### Material shown
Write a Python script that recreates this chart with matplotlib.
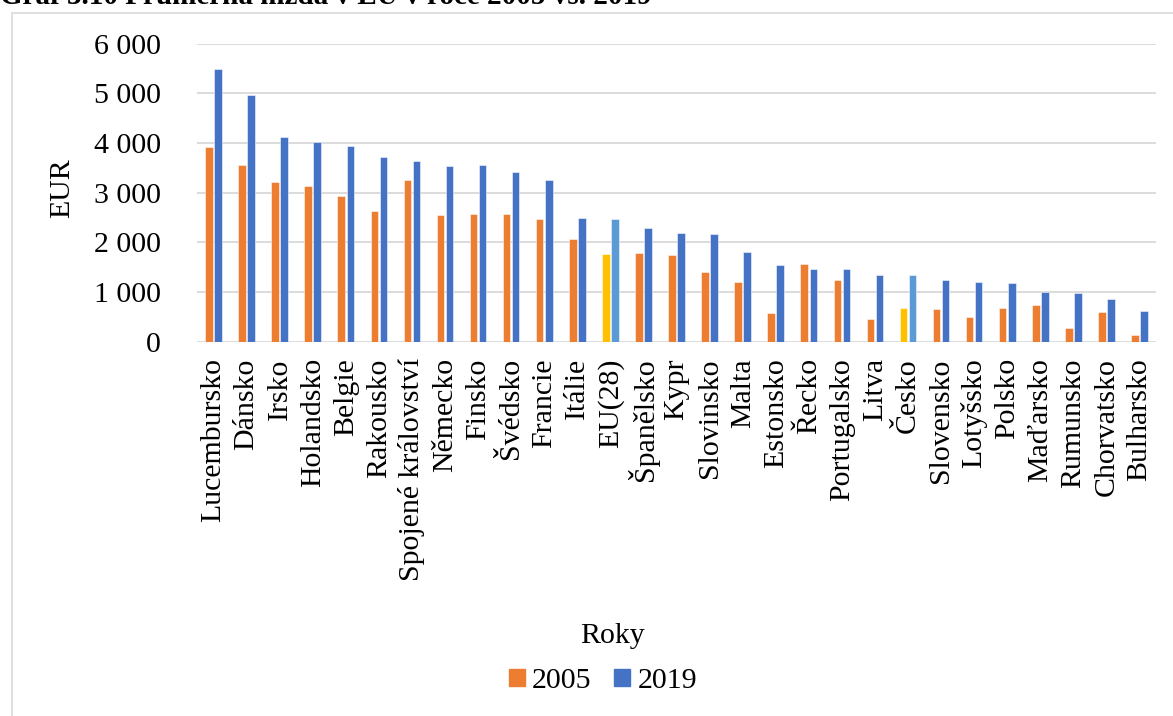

==

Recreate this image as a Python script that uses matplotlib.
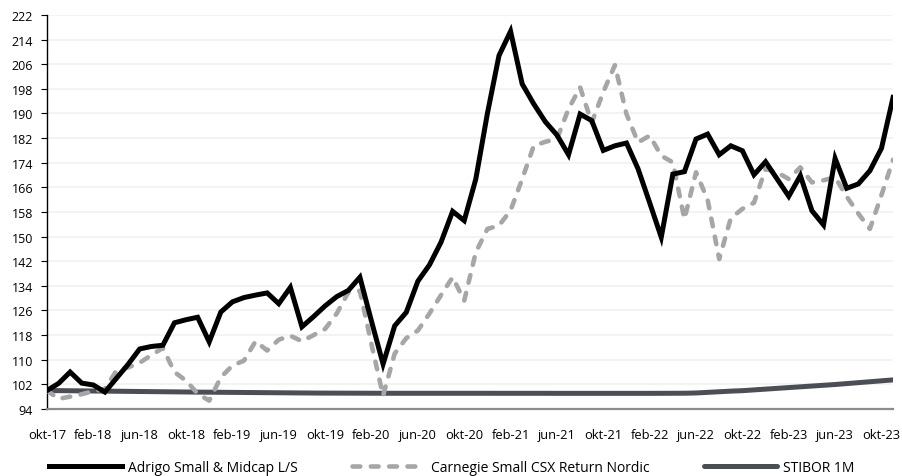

--

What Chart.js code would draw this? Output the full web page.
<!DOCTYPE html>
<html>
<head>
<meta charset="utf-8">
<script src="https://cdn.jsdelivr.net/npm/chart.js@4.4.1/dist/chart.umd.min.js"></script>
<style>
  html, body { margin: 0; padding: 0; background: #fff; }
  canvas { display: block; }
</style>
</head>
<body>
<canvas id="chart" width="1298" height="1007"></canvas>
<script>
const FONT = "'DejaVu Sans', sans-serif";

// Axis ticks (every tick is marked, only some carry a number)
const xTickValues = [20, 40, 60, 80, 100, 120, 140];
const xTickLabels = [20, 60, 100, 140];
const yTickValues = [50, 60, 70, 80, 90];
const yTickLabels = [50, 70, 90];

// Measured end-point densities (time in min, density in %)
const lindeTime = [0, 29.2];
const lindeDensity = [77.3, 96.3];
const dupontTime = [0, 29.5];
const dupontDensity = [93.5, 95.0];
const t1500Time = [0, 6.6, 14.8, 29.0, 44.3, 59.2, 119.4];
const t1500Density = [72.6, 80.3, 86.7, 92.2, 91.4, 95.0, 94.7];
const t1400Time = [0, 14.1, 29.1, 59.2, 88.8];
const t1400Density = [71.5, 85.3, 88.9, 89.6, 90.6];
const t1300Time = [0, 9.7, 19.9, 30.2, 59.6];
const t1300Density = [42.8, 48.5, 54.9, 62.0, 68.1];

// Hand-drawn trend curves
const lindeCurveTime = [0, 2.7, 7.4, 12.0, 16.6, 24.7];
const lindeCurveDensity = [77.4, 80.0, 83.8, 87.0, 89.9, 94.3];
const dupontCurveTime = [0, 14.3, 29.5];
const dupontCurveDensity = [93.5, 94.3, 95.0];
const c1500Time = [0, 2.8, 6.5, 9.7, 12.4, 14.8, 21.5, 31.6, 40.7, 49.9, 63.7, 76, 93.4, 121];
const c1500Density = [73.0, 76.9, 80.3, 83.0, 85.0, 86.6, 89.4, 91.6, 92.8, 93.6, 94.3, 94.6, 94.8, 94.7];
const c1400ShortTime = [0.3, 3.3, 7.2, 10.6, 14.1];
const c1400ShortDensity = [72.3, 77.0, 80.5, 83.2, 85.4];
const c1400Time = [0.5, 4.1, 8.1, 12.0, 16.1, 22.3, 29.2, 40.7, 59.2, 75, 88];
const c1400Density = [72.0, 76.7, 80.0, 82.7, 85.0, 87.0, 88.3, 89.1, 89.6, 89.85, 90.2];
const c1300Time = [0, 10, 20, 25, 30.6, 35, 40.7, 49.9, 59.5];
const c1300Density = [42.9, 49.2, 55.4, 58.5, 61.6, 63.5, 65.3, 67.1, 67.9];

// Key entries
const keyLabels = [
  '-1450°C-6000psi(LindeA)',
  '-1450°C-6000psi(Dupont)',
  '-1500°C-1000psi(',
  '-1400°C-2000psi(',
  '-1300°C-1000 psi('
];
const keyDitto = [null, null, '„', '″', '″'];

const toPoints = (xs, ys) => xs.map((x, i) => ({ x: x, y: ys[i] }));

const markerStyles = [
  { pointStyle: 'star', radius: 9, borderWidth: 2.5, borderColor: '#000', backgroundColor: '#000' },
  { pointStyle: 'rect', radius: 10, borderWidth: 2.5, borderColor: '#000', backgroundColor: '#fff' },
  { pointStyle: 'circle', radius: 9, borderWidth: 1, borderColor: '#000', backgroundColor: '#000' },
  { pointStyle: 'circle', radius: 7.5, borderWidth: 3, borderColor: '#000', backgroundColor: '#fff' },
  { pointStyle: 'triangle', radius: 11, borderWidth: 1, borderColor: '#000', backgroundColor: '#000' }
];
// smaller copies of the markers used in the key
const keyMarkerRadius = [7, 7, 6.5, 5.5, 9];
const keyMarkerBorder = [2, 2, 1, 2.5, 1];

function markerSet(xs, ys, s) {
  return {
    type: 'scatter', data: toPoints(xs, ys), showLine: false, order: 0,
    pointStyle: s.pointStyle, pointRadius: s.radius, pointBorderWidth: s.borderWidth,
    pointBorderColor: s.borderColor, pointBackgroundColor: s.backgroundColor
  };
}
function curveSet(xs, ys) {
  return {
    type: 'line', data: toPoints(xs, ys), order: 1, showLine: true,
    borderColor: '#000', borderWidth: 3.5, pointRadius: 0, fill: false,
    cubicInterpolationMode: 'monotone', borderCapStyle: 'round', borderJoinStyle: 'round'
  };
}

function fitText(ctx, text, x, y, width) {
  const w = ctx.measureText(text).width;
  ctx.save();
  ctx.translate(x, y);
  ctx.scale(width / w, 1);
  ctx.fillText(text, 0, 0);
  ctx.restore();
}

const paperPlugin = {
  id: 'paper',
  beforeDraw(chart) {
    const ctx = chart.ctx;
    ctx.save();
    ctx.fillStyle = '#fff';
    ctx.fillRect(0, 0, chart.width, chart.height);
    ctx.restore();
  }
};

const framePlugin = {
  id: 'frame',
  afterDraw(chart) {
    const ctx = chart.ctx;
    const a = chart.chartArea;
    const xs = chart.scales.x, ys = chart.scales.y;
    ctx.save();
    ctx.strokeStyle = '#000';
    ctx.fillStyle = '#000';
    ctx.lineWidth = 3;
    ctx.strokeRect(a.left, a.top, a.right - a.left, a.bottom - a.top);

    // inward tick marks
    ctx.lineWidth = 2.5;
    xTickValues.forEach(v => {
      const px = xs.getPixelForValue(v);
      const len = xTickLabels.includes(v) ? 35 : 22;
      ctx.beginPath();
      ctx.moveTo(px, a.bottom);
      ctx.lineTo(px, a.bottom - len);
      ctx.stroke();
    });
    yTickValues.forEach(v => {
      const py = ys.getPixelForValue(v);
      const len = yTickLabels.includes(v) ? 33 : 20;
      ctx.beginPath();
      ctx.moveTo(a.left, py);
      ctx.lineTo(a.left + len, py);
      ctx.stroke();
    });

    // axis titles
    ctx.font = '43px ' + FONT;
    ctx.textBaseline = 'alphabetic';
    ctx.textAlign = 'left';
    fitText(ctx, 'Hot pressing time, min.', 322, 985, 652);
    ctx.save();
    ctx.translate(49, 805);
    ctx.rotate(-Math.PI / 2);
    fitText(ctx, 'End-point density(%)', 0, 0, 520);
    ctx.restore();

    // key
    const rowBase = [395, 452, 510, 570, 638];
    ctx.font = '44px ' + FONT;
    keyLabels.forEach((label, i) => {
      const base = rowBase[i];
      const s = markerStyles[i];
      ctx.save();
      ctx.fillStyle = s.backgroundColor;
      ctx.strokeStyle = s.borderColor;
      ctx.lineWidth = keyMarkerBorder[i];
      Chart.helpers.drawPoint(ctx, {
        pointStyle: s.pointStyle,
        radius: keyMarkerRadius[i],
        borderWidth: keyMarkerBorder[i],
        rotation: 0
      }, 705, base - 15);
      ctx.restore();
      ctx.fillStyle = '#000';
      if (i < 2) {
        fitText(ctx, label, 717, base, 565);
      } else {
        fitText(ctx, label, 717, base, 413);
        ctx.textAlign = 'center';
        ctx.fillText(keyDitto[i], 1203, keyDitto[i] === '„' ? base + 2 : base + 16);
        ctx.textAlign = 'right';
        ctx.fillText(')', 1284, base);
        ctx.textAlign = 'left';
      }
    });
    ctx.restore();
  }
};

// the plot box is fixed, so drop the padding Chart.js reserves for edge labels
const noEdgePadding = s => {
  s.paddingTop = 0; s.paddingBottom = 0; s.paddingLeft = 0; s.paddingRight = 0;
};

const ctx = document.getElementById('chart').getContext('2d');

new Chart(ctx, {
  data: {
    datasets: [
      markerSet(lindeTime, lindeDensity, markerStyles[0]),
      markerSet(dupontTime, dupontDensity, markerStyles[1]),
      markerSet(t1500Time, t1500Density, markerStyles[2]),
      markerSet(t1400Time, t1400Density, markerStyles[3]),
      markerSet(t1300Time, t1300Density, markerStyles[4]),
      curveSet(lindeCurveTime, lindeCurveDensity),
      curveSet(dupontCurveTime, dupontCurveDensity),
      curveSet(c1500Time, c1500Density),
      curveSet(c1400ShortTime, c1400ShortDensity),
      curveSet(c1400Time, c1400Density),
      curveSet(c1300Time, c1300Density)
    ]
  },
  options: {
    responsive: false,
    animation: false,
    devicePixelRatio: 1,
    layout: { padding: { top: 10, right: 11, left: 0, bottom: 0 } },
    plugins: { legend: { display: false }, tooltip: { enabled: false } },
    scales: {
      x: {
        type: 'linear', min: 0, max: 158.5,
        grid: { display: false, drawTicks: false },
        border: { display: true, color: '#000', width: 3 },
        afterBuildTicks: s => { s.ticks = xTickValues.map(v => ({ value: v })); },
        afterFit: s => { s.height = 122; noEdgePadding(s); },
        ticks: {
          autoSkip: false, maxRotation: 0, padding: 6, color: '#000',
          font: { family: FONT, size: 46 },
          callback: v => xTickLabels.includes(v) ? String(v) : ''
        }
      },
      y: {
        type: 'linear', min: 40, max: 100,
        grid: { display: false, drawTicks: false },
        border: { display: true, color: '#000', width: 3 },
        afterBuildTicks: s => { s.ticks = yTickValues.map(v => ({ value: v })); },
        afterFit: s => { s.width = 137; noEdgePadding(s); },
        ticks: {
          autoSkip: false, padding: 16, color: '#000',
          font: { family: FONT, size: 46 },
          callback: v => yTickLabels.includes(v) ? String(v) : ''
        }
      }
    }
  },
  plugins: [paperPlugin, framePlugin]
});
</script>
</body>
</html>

### Set exercise
Locate the word "Python" in the data above. Copy every line carrying it.

### In response
Write a Python script that recreates this chart with matplotlib.
Recreate this image as a Python script that uses matplotlib.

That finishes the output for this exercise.